From: Richard Smith <richard_at_[hidden]>
Date: Mon, 9 Mar 2015 11:12:11 -0700
On Mon, Mar 9, 2015 at 6:33 AM, Jonathan Wakely <cxx_at_[hidden]> wrote:

> We couldn't wok out whether SD-6 intends this to work:
>
> #define D deprecated
> #if __has_cpp_attribute (D)
> #endif
>
> Currently GCC performs macro-expansion but Clang doesn't.


I don't have a preference here.

I think Clang inherits the "do not expand" behavior from its __has_feature
and __has_extension builtins, where avoiding expansion is an important
feature (some of our feature names are moderately likely to clash with
essentially unrelated macro names). It's also consistent with the treatment
of 'defined'.

Having the same expansion behavior for __has_cpp_attribute(D) and [[D]]
seems like it might be useful, but only marginally: you're already
restricted to only using this in a #if or #elif, so hard-coding the name of
the attribute doesn't seem like a huge hardship.

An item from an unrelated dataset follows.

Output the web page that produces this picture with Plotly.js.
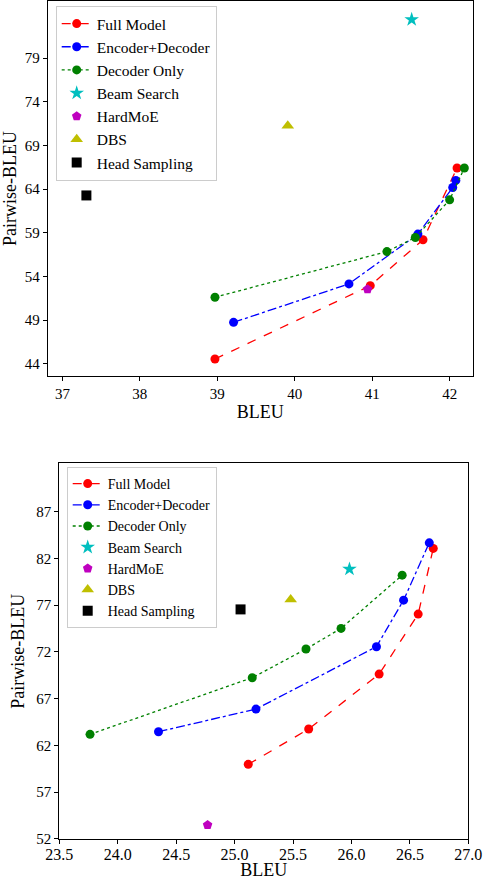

I could just about see
value in something like this:

#if defined(__clang__)
#define FOO_ATTR_NS clang
#elif defined(__GNUC__)
#define FOO_ATTR_NS gnu
#elif /*...*/
/*...*/
#endif

#if __has_cpp_attribute(FOO_ATTR_NS::foo)
[[FOO_ATTR_NS::foo]]
#endif
int main() {}

...but only if multiple vendors implement the same attribute as an
extension, but not under the same namespace prefix. For GCC attributes that
Clang emulates, it accepts [[gnu::attr]]; I'd expect other implementations
that attempt to be compatible with some other compiler to do the same, so
this should probably be a rare situation.